Just ask Celtics owner Wyc Grousbeck, who’s in the process of selling his family’s majority interest in the team to Bill Chisholm for $6.1 billion. Grousbeck said in a recent appearance on WEEI’s “The Greg Hill Show” that it’s untenable for a team to consistently surpass the second apron.

“It’s not the luxury tax bill,” Grousbeck said in late March. “It’s the basketball penalties. The new CBA was designed by the league to stop teams from going crazy. They decided that it’s not good enough to go after the wallets because the fans can be like, ‘Hey find someone who can afford to spend $500 million a year,’ or whatever it is, like the English Premier League. … The basketball penalties mean that it’s even more of a premium now to have your basketball general manager be brilliant and lucky. Because you can’t stay in the second apron — nobody will, I predict, for the next 40 years of the CBA, no one is going to stay in the second apron more than two years.”

The question isn’t whether the Celtics will look to move key players this offseason, but rather which ones.
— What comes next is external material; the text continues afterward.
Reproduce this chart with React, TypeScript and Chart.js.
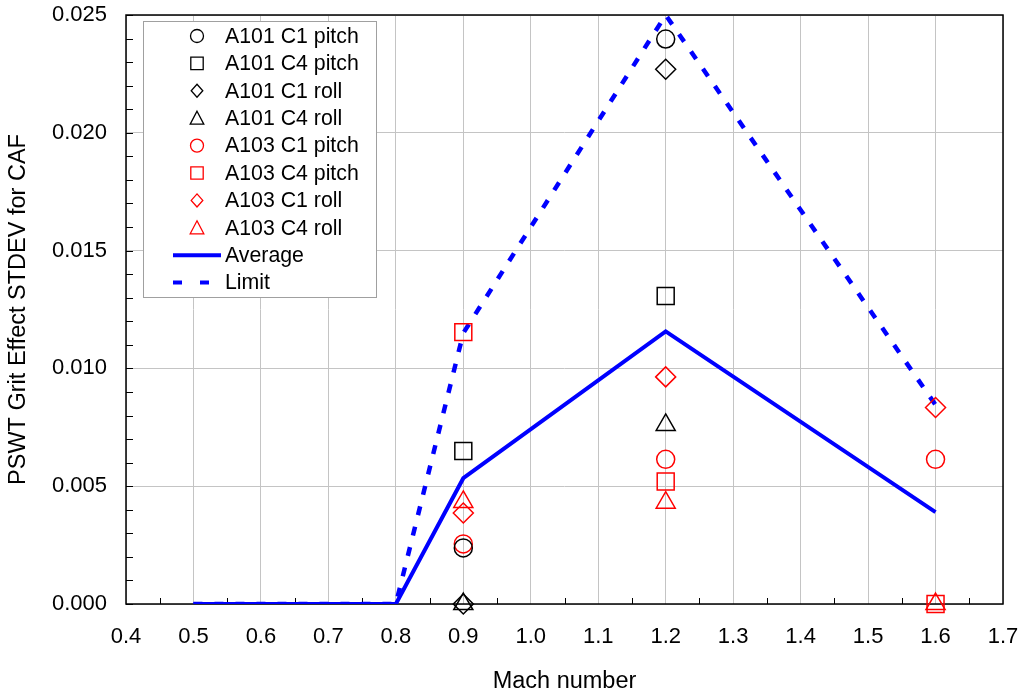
import React, { useEffect, useRef } from "react";
import { Chart, registerables } from "chart.js";

Chart.register(...registerables);

// ---- data ----
const machPoints = [0.9, 1.2, 1.6];
const a101C1Pitch = [0.00238, 0.02398, null];
const a101C4Pitch = [0.00649, 0.01307, null];
const a101C1Roll = [0, 0.0227, null];
const a101C4Roll = [0, 0.0076, null];
const a103C1Pitch = [0.00255, 0.00614, 0.00614];
const a103C4Pitch = [0.01154, 0.0052, 0];
const a103C1Roll = [0.00386, 0.00964, 0.00834];
const a103C4Roll = [0.00433, 0.0043, 0];

const lineMach = [0.5, 0.8, 0.9, 1.2, 1.6];
const averageValues = [0, 0, 0.00534, 0.01157, 0.0039];
const limitValues = [0, 0, 0.0115, 0.025, 0.00845];

const seriesLabels = [
  "A101 C1 pitch",
  "A101 C4 pitch",
  "A101 C1 roll",
  "A101 C4 roll",
  "A103 C1 pitch",
  "A103 C4 pitch",
  "A103 C1 roll",
  "A103 C4 roll",
  "Average",
  "Limit",
];

const FONT = "'Liberation Sans', Arial, sans-serif";
const BLACK = "#000000";
const RED = "#ff0000";
const BLUE = "#0000ff";

type Marker = "circle" | "rect" | "rectRot" | "triangle";

const markerSeries: { values: (number | null)[]; style: Marker; color: string }[] = [
  { values: a101C1Pitch, style: "circle", color: BLACK },
  { values: a101C4Pitch, style: "rect", color: BLACK },
  { values: a101C1Roll, style: "rectRot", color: BLACK },
  { values: a101C4Roll, style: "triangle", color: BLACK },
  { values: a103C1Pitch, style: "circle", color: RED },
  { values: a103C4Pitch, style: "rect", color: RED },
  { values: a103C1Roll, style: "rectRot", color: RED },
  { values: a103C4Roll, style: "triangle", color: RED },
];

const plotRadius: Record<Marker, number> = { circle: 9, rect: 12, rectRot: 10, triangle: 11 };

function toPoints(xs: number[], ys: (number | null)[]) {
  const out: { x: number; y: number }[] = [];
  xs.forEach((x, i) => {
    const y = ys[i];
    if (y !== null && y !== undefined) out.push({ x, y });
  });
  return out;
}

function drawLegendMarker(ctx: CanvasRenderingContext2D, style: Marker, x: number, y: number, color: string) {
  ctx.save();
  ctx.strokeStyle = color;
  ctx.lineWidth = 1.3;
  ctx.beginPath();
  if (style === "circle") {
    ctx.arc(x, y, 6.5, 0, Math.PI * 2);
  } else if (style === "rect") {
    ctx.rect(x - 6.2, y - 6.2, 12.4, 12.4);
  } else if (style === "rectRot") {
    ctx.moveTo(x, y - 6.5);
    ctx.lineTo(x + 5.8, y);
    ctx.lineTo(x, y + 6.5);
    ctx.lineTo(x - 5.8, y);
    ctx.closePath();
  } else {
    ctx.moveTo(x, y - 7);
    ctx.lineTo(x + 6.8, y + 6);
    ctx.lineTo(x - 6.8, y + 6);
    ctx.closePath();
  }
  ctx.stroke();
  ctx.restore();
}

const framePlugin = {
  id: "frameAndLegend",
  beforeDatasetsDraw(chart: any) {
    const ctx: CanvasRenderingContext2D = chart.ctx;
    const { left, right, top, bottom } = chart.chartArea;
    const xs = chart.scales.x;
    const ys = chart.scales.y;
    ctx.save();
    // minor ticks
    ctx.strokeStyle = BLACK;
    ctx.lineWidth = 1;
    ctx.beginPath();
    for (let i = 0; i <= 26; i++) {
      if (i % 2 === 0) continue;
      const v = 0.4 + i * 0.05;
      const px = Math.round(xs.getPixelForValue(v)) + 0.5;
      ctx.moveTo(px, bottom);
      ctx.lineTo(px, bottom - 6);
    }
    for (let i = 0; i <= 25; i++) {
      const v = i * 0.001;
      const py = Math.round(ys.getPixelForValue(v)) + 0.5;
      ctx.moveTo(left, py);
      ctx.lineTo(left + 7, py);
    }
    ctx.stroke();
    // frame
    ctx.lineWidth = 1.5;
    ctx.strokeRect(left, top, right - left, bottom - top);
    ctx.restore();
  },
  afterDraw(chart: any) {
    const ctx: CanvasRenderingContext2D = chart.ctx;
    ctx.save();
    // legend
    const bx = 143, by = 21, bw = 233, bh = 276;
    ctx.fillStyle = "#ffffff";
    ctx.fillRect(bx, by, bw, bh);
    ctx.strokeStyle = "#a0a0a0";
    ctx.lineWidth = 1;
    ctx.strokeRect(bx + 0.5, by + 0.5, bw, bh);
    const rowY0 = 36;
    const rowStep = 27.4;
    ctx.font = `21.3px ${FONT}`;
    ctx.textBaseline = "middle";
    ctx.textAlign = "left";
    for (let i = 0; i < seriesLabels.length; i++) {
      const y = rowY0 + i * rowStep;
      if (i < markerSeries.length) {
        drawLegendMarker(ctx, markerSeries[i].style, 197, y, markerSeries[i].color);
      } else {
        ctx.strokeStyle = BLUE;
        ctx.lineWidth = 4;
        ctx.setLineDash(i === 8 ? [] : [9, 18]);
        ctx.beginPath();
        ctx.moveTo(173, y);
        ctx.lineTo(i === 8 ? 221 : 212, y);
        ctx.stroke();
        ctx.setLineDash([]);
      }
      ctx.fillStyle = BLACK;
      ctx.fillText(seriesLabels[i], 225, y + 1);
    }
    ctx.restore();
  },
};

export default function App() {
  const ref = useRef<HTMLCanvasElement | null>(null);
  useEffect(() => {
    if (!ref.current) return;
    const datasets: any[] = [
      {
        label: seriesLabels[8],
        type: "line",
        data: toPoints(lineMach, averageValues),
        borderColor: BLUE,
        backgroundColor: BLUE,
        borderWidth: 4,
        pointRadius: 0,
        showLine: true,
        fill: false,
        tension: 0,
        order: 1,
      },
      {
        label: seriesLabels[9],
        type: "line",
        data: toPoints(lineMach, limitValues),
        borderColor: BLUE,
        backgroundColor: BLUE,
        borderWidth: 4.5,
        borderDash: [9, 12],
        pointRadius: 0,
        showLine: true,
        fill: false,
        tension: 0,
        order: 2,
      },
      ...markerSeries.map((s, i) => ({
        label: seriesLabels[i],
        type: "scatter",
        data: toPoints(machPoints, s.values),
        pointStyle: s.style,
        pointRadius: plotRadius[s.style],
        pointBorderWidth: 1.5,
        pointBorderColor: s.color,
        pointBackgroundColor: "rgba(0,0,0,0)",
        borderColor: s.color,
        backgroundColor: "rgba(0,0,0,0)",
        showLine: false,
        clip: false,
        order: 0,
      })),
    ];
    const chart = new Chart(ref.current, {
      type: "scatter",
      data: { datasets },
      options: {
        animation: false,
        responsive: false,
        maintainAspectRatio: false,
        layout: { padding: { left: 0, right: 21, top: 15, bottom: 0 } },
        plugins: { legend: { display: false }, tooltip: { enabled: false } },
        scales: {
          x: {
            type: "linear",
            min: 0.4,
            max: 1.7,
            afterFit: (scale: any) => {
              scale.height = 92;
              scale.paddingLeft = 0;
              scale.paddingRight = 0;
            },
            ticks: {
              stepSize: 0.1,
              padding: 20,
              color: BLACK,
              font: { family: FONT, size: 22 },
              maxRotation: 0,
              callback: (v: any) => Number(v).toFixed(1),
            },
            grid: { color: "#c4c4c4", lineWidth: 1, drawTicks: false },
            border: { display: false },
            title: {
              display: true,
              text: "Mach number",
              color: BLACK,
              font: { family: FONT, size: 23.5 },
              padding: { top: 0, bottom: 0 },
            },
          },
          y: {
            type: "linear",
            min: 0,
            max: 0.025,
            afterFit: (scale: any) => {
              scale.width = 126;
              scale.paddingTop = 0;
              scale.paddingBottom = 0;
            },
            ticks: {
              stepSize: 0.005,
              padding: 19,
              color: BLACK,
              font: { family: FONT, size: 22 },
              callback: (v: any) => Number(v).toFixed(3),
            },
            grid: { color: "#c4c4c4", lineWidth: 1, drawTicks: false },
            border: { display: false },
            title: {
              display: true,
              text: "PSWT Grit Effect STDEV for CAF",
              color: BLACK,
              font: { family: FONT, size: 23.5 },
              padding: { top: 4, bottom: 0 },
            },
          },
        },
      },
      plugins: [framePlugin],
    });
    return () => chart.destroy();
  }, []);
  return (
    <div style={{ position: "fixed", left: 0, top: 0, width: 1024, height: 696, background: "#fff" }}>
      <canvas ref={ref} width={1024} height={696} style={{ width: 1024, height: 696 }} />
    </div>
  );
}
Two potential candidates: Kristaps Porzingis and Jrue Holiday.

Porzingis is set to make $30.7 million next season in the final year of his contract. The multitalented 7-foot-2 center has been an excellent addition for the Celtics, but he’s also missed 75 out of 164 regular-season games since arriving in Boston. Holiday, acquired via trade three months after Porzingis, has two years left on the extension he signed last spring, plus a player option for 2027-28. But he turns 35 in June and is on the books for $32.4 million next season.

It seems unlikely that the Celtics would deal Tatum or Jaylen Brown after signing the two franchise cornerstones to the largest and second-largest contracts in NBA history. Boston locked up Derrick White — still regarded as one of the NBA’s most underrated players — on a four-year, $125.9 million extension last summer.

Reserve sharpshooter Sam Hauser is another trade possibility as his salary balloons from $2.1 million to $10 million next season. The Celtics undoubtedly will receive calls on NBA Sixth Man of the Year Payton Pritchard, but his contract, which pays him less than $8.5 million in each of the next three seasons, is one of the league’s biggest bargains.

This could be a transformative offseason for Boston, which will look to extend its championship window while minimizing its exposure to onerous tax penalties. But for now, the Celtics’ focus is squarely on hanging another banner with their current group.